Getting a Data Science Education

Although it helps to have a Ph.D. in mathematical statistics, not every data aficionado needs to go through a rigorous graduate degree program to become a practicing data scientist. There are a number of new educational resources available that can kick start your career.

For instance, many traditional educational institutions are gearing up fast to address the demand for data science. We’re now seeing many new masters programs, such as the Master of Science in Predictive Analytics program at Northwestern University. As an option to formal degree programs, we’re also seeing a number of University Extension programs offering new “data science certificates” that serve as professional designations for transitioning from other fields. For example, UC Davis is currently designing a whole new Extension program offering an on-line certificate in data science.

Other learning opportunities are available via massive open online courses (MOOCs) such as Coursera and EdX. For example, The Johns Hopkins Data Science Specialization program offered through Cousera includes 9 free online courses (or for a modest fee, you can get a certificate). There also are a number of “boot camp” style options that use an immersion type of learning experience. In addition, you shouldn’t discount the value of attending one or more Meetup groups in your area that cater to the data science community as they often attract high-quality speakers from leading industry companies, not to mention networking opportunities to connect up with potential employers.

The alternative educational resources are not a replacement for college, but attending a traditional college or university isn’t necessarily a requirement to being a successful data scientist. There’s a personality type that does well in the field – innately curious, having ingenuity, analytical thinking, problem solver, and good data storyteller ability. Plus, being a quick study is an important attribute for this line of work.

How Data Scientists Spend Their Time

An average day for a data scientist can be highly rewarding. Working with senior enterprise staff to define the project goals and locating data sources within the organization (e.g. e-commerce and ERP systems, or even Hadoop) allows you to gain intimate knowledge of how the business operates. Performing data munging (cleaning and transformation), can be drudgery since it can consume a majority of your time spent on a project, but on the positive side the process gives you much insight into the enterprise’s data assets. Doing exploratory data analysis (EDA) with a refined data set lets you dig in deep into what the data is saying about company operations. Many times, there are actionable insights that come from EDA.

But the most exciting part of data science is data modeling, selecting an appropriate algorithm, training the algorithm and evaluating the test error. The intriguing part of data science is that you’re never really done. All of the steps in the data science process typically are repeated to develop further insights and improve predictive accuracy. A data scientist’s work is never done!

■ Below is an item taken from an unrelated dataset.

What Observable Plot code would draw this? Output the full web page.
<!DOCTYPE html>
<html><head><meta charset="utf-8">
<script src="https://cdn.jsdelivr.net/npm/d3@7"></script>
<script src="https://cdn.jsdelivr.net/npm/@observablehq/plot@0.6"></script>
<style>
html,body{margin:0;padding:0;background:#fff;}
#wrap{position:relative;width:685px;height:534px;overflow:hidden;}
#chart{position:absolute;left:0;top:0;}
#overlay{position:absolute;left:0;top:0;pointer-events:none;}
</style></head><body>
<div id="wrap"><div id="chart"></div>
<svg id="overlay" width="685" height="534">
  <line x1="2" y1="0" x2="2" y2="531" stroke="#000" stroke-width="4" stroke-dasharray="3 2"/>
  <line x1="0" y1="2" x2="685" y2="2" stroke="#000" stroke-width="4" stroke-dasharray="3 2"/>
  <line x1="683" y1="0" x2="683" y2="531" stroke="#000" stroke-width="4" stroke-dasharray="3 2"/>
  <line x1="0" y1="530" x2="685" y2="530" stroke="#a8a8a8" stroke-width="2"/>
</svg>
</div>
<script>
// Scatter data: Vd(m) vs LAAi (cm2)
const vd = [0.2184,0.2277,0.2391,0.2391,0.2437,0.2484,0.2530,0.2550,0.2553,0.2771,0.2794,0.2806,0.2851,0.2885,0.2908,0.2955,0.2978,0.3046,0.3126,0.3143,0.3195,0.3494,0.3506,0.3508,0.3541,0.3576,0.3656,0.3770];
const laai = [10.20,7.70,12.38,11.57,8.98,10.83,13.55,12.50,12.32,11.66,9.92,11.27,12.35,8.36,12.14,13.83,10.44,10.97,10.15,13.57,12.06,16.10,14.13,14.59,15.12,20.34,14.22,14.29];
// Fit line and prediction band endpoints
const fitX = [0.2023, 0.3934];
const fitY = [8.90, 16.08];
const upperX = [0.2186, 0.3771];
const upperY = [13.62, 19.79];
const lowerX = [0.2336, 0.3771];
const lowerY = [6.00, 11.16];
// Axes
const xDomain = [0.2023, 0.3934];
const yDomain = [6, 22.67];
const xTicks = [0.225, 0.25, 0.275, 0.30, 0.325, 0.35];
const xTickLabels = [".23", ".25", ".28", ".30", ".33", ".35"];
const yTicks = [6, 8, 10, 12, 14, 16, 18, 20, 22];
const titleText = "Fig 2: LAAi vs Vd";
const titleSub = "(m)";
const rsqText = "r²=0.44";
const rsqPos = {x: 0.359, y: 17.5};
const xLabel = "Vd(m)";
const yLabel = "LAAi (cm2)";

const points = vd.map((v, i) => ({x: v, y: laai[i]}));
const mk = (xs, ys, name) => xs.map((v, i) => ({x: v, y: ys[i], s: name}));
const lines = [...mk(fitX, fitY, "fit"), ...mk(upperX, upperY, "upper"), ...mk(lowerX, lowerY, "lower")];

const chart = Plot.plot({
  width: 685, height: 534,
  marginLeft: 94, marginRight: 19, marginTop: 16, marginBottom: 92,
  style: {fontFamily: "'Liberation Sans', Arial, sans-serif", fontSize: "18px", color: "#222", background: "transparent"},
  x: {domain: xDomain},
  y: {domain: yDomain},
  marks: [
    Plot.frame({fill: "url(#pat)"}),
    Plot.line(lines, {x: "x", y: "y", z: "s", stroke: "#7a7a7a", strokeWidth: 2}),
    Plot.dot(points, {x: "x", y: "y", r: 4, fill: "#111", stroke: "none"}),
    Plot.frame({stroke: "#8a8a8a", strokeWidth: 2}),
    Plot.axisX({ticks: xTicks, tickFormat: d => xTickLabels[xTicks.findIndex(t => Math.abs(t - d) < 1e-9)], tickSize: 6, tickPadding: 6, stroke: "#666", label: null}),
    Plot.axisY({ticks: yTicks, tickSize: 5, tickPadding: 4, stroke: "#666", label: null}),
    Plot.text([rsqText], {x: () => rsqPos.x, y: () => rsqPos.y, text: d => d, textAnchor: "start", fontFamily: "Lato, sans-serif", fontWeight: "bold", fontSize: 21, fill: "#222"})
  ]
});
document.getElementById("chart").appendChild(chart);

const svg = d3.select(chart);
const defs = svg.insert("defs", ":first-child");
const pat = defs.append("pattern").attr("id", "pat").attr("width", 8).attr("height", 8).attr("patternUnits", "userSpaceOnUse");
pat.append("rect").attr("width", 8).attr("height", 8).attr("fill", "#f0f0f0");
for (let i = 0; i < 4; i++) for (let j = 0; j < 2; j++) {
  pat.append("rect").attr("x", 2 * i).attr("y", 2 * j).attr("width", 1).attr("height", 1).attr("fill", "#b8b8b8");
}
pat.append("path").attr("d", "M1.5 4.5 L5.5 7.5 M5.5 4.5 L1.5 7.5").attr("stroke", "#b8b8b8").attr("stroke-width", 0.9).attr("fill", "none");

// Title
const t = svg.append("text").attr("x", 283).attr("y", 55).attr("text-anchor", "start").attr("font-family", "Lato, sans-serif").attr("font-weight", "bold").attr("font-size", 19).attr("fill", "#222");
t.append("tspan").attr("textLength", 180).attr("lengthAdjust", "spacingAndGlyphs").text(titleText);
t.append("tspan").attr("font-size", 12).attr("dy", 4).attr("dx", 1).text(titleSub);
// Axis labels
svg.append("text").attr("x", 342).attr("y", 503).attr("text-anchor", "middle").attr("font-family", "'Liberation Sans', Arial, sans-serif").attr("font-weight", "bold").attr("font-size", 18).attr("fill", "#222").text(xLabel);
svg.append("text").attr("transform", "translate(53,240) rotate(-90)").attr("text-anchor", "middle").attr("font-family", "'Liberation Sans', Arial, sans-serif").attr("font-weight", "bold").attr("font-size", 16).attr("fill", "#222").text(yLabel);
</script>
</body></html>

Is Data Science the Right Career for You?

If the idea of spending much of your work day searching for and acquiring new data sets, munging data, exploring data, and modeling data with a variety of statistical learning algorithms appeals to you, then you might have the makings of a data scientist. If you’re only motivated by the high salaries though, you may have a rough time of it. Consider that people who fall into this line of work often spend their spare time analyzing data just for the fun of it. You really have to be in love with data to be a successful data scientist. If you don’t love data for its own sake, then you might find it hard to compete with colleagues who do. Regardless, every data scientist should learn to love data, but if after a few years you still don’t feel the passion for data you might consider making lateral move outside the field.

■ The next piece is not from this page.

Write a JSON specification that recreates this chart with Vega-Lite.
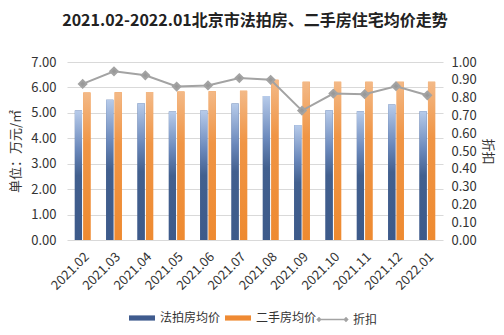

The timing for becoming a data scientist if perfect as the demand is high for this hot field. Most practicing data scientists get contacted by technical recruiters on a regular basis. This high level of employability is a definite plus and being able to use your analytical skills, curiosity, and creativity to solve problems is very rewarding. A lot of time also is spent researching the problem domain because you’ll undoubtedly come across new problems which will require you to have to study the latest materials in that particular field and confer with experts on those areas for insight.

In practice, data science requires a healthy mix of both science and “art.” The science part is clear – mathematics, statistics, computer science, etc. But the art part is equally important – creativity, finesse, storytelling, etc. Both the ingredients combined make for a successful data scientist.

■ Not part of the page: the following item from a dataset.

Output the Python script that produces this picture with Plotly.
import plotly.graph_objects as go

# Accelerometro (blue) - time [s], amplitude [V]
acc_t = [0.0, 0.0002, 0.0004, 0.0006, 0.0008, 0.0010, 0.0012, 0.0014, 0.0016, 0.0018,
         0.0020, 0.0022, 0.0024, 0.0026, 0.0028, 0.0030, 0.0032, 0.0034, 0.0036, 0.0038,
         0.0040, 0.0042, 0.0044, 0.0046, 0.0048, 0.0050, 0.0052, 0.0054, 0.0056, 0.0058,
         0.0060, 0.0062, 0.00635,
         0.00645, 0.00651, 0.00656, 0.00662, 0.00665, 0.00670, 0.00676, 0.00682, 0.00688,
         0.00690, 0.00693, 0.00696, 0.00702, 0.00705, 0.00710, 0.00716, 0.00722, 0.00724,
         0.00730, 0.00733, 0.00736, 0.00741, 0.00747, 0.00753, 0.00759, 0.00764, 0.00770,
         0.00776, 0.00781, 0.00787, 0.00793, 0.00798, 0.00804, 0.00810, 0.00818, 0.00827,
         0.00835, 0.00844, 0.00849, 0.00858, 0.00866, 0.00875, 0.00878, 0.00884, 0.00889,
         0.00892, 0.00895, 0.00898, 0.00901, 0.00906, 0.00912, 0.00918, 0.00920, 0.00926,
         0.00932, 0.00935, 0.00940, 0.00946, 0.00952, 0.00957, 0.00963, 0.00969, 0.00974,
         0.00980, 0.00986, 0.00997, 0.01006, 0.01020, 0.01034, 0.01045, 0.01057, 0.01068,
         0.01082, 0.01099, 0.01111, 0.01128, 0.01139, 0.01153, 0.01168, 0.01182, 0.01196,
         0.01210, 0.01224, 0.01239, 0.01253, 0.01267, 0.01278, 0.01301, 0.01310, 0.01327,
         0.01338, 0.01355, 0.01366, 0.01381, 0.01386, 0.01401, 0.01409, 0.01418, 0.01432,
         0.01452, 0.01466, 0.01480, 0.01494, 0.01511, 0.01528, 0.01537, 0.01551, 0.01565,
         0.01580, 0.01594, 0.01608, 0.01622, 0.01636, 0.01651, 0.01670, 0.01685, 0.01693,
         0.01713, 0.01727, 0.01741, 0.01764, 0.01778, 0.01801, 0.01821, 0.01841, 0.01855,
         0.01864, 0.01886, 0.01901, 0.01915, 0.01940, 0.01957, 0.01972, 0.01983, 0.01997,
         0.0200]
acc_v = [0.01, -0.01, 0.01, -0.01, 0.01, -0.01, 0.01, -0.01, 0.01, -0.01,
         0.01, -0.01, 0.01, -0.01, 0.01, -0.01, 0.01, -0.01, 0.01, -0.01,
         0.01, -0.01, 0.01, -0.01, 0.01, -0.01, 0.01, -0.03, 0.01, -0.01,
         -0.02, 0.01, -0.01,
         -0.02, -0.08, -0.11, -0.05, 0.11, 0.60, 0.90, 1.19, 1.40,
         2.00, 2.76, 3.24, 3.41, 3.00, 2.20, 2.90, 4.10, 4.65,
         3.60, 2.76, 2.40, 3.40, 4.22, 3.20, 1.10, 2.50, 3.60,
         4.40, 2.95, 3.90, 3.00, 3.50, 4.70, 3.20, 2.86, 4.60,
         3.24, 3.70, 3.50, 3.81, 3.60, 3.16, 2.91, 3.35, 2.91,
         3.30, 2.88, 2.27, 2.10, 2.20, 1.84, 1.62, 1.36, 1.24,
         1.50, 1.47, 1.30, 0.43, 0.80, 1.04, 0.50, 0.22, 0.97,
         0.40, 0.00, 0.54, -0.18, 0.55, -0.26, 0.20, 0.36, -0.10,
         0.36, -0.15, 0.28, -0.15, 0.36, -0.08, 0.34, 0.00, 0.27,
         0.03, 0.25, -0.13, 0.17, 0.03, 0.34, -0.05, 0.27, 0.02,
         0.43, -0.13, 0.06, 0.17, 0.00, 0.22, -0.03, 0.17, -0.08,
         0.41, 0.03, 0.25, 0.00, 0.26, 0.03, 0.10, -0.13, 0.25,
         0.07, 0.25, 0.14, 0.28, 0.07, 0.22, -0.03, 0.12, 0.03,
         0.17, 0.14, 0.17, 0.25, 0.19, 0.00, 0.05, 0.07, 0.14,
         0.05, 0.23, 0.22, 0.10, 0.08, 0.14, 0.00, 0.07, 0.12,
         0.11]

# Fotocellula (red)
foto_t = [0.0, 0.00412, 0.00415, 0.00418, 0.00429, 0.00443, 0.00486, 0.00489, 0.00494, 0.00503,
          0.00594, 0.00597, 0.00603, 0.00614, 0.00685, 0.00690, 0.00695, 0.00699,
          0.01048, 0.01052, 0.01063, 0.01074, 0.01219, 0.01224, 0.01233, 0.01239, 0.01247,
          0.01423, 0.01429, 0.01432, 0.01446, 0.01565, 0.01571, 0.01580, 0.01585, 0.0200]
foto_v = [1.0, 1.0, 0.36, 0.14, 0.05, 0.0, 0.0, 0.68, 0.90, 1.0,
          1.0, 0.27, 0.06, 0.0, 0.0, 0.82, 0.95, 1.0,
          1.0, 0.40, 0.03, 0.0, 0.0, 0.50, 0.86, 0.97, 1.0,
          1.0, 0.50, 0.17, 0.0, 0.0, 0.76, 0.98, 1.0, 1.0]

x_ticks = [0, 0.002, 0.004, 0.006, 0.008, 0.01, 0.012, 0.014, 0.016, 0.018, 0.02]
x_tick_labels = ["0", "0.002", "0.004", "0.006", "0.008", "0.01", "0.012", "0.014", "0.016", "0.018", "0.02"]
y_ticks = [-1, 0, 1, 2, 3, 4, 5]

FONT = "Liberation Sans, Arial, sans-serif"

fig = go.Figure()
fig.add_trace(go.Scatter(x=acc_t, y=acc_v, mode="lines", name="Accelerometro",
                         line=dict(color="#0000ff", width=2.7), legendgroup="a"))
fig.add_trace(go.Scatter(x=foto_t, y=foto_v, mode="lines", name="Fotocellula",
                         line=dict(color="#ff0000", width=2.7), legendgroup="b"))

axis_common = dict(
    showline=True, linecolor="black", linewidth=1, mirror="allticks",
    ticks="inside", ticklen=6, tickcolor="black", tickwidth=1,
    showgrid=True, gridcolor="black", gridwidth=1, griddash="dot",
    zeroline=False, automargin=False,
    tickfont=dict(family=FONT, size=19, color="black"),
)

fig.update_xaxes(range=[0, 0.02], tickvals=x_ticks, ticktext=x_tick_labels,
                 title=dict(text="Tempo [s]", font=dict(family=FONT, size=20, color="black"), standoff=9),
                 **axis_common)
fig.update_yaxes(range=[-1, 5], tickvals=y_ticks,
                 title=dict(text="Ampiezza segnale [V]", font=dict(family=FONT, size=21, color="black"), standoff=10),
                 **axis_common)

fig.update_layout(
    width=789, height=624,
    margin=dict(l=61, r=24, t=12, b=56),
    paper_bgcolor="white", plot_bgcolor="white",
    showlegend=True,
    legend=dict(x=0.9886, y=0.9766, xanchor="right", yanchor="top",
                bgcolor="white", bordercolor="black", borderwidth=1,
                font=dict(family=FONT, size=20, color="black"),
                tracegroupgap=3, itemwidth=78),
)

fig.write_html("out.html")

Working in data science can be as sexy and attractive as it is touted these days, it all depends on how you apply yourself. The field is definitely gaining significance, and respect across the enterprise.


Data Scientist: Daniel D. Gutierrez – Managing Editor, insideBIGDATA




  1. narender singh says:

    Hello sir
    I read your article. It is very nice and also it has cleared so many doubts of mine regarding data science.
    I love mathematics(mainly Algebra and Calculus) but I dont know that do I love data or not, because never worked on it.
    Then please guide me that should i start preparing to get into this filed or not?

  2. Hi,

    My name is Sam. I’m a programmer and recently I started looking into machine learning, because I enjoy programming challenges. I quickly ran into a couple of walls. First, while I take some pride in my math skills, I am by no means an expert mathematician, and statistics was never my forte. Second, I realized that I didn’t have anything specific I wanted to use machine learning for. So that went on the backburner for a while.

    Now though, I have a job at a startup. Without going into too much detail, we analyze and compare 3d models. To do this, we gather a lot of data about the models. The thing is, I realized recently that we’re collecting all this data, but only using it in a few very specific ways.

    In my imagination, I started having visions of analyzing the data of individual models to find some truths about those models, and then using that data to find truths about 3d models in general. Then, I realized that I had no idea what to look for. All I have is a lot of data and a belief that more could be learned from it.

    I suppose my questions are these: Where does one begin analyzing a massive amount of data, particularly if one doesn’t know what they’re looking for? And am I putting too much faith in the powers of data analysis and machine learning?

    Thank you for your time,
    Sam Beasley

    • Hello Sam,

      Thanks for posting your question, which is very relevant to this “Ask a Data Scientist” article. First, it is true that a true understanding of machine learning will require you to brush up on your mathematics, specifically Calculus, linear algebra, and probability theory. Check out this online class over at Coursera that addresses this need:

      RE: your imagination, this is great! Imagination is a prime requirement for success in data science and machine learning. Many data scientists start out with a new data set and engage “exploratory data analysis.” EDA will point out patterns that can lead you to machine learning solutions for prediction. In addition, unsupervised machine learning is great to further explore your data. So at the end of the day, you need some starter classes in the field to get your feet wet. There are many educational options online. Try Coursera. Best of luck.